**OBJECTIVE**
State only how many lines contain the string "matplotlib".
——————
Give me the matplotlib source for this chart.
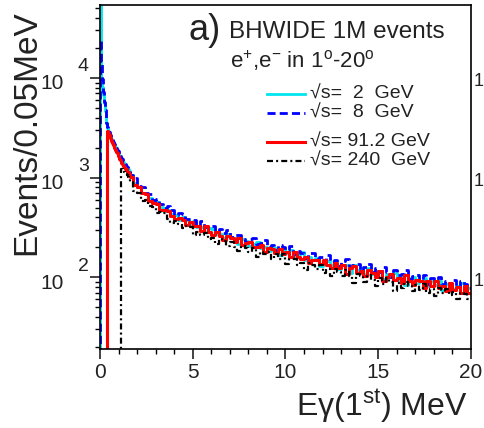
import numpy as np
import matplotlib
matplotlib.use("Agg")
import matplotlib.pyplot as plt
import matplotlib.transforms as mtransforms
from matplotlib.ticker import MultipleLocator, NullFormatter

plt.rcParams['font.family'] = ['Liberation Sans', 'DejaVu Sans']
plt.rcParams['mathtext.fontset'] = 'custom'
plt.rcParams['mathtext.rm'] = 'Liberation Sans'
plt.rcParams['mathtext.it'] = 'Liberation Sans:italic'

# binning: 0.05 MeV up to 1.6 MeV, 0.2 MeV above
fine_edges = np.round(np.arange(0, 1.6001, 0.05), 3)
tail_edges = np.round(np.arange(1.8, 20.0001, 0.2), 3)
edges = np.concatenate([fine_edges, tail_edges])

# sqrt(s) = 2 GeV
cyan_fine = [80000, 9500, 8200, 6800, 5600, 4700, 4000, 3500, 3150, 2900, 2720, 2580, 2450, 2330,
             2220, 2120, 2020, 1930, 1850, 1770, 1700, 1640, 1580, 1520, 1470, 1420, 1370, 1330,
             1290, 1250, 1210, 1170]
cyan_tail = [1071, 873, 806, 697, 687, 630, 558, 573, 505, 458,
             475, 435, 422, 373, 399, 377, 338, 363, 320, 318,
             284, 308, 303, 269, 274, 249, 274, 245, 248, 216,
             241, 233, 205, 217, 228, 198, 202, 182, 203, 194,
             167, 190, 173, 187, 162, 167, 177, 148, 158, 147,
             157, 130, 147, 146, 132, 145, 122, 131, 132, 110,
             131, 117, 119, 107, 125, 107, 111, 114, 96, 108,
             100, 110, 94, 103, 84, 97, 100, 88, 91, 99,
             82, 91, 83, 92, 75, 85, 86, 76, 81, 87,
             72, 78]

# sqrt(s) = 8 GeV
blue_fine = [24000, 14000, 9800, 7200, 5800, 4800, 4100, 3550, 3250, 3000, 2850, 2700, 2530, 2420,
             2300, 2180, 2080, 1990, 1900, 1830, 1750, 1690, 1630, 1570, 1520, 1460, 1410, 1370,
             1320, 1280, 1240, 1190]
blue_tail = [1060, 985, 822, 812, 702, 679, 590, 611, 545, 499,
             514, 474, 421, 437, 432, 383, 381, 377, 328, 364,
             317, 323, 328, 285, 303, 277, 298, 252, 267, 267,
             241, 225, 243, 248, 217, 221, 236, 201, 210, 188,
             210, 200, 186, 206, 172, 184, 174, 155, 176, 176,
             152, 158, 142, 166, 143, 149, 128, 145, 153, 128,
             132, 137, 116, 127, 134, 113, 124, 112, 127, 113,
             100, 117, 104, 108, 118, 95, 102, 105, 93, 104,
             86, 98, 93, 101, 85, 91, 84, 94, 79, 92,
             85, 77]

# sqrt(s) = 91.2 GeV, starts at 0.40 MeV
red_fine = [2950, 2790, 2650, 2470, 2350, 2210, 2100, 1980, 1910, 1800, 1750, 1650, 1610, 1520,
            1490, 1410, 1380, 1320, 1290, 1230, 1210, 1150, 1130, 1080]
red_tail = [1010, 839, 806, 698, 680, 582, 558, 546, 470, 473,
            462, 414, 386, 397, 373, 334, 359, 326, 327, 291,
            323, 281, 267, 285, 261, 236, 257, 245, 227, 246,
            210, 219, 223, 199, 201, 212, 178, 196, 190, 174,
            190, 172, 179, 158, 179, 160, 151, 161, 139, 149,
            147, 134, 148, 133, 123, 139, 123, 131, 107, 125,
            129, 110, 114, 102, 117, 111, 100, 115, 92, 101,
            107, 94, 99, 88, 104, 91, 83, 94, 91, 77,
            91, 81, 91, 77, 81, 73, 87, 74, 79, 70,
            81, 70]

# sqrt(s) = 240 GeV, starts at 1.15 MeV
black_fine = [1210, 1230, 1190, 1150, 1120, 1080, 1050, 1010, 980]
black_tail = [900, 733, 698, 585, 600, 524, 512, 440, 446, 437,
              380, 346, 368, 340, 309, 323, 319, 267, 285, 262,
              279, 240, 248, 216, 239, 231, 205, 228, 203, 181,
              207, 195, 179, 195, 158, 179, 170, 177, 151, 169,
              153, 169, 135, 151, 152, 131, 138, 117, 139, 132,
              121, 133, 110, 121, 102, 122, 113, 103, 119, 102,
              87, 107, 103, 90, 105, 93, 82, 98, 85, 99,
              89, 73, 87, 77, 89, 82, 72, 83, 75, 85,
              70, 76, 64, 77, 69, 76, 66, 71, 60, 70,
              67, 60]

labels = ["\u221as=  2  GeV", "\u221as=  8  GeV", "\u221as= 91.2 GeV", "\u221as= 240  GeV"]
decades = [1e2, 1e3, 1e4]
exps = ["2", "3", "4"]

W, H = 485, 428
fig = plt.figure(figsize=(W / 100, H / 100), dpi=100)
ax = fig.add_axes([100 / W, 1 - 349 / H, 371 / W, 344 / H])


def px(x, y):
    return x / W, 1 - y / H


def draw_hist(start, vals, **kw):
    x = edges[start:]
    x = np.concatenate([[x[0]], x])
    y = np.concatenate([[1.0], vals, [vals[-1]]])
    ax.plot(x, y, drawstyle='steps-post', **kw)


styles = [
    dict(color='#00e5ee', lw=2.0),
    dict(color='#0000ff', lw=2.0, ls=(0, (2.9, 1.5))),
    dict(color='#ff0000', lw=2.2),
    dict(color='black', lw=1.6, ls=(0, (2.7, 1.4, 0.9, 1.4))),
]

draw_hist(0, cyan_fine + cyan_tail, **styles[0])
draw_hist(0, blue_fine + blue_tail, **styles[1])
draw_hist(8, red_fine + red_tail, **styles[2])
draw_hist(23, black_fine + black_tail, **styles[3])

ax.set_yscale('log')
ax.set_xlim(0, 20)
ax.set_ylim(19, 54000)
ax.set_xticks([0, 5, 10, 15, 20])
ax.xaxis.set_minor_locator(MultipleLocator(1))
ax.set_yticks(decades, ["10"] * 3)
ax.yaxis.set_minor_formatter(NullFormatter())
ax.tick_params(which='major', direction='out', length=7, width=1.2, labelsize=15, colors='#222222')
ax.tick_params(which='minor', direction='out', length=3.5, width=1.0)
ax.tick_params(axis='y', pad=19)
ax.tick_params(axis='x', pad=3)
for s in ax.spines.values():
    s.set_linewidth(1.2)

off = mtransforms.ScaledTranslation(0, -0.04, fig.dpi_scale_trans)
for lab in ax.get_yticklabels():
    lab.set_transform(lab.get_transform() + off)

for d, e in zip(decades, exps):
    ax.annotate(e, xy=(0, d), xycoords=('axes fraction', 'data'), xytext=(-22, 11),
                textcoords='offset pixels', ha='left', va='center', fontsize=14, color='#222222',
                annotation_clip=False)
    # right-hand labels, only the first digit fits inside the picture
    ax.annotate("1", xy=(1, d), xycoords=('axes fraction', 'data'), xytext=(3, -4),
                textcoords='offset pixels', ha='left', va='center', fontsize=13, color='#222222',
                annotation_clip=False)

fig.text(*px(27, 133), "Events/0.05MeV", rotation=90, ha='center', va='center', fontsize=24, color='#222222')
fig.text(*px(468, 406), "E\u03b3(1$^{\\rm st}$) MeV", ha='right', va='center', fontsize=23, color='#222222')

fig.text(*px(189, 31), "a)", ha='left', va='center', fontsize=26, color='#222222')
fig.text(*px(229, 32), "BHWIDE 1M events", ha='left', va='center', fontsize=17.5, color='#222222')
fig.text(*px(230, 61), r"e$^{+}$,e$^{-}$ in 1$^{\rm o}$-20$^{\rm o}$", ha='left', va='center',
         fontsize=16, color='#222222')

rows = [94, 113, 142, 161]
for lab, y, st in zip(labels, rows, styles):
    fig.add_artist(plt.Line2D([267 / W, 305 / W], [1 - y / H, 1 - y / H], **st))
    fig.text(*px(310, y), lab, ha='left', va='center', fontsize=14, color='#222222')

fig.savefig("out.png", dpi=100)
——————
**TASK RESULT**
6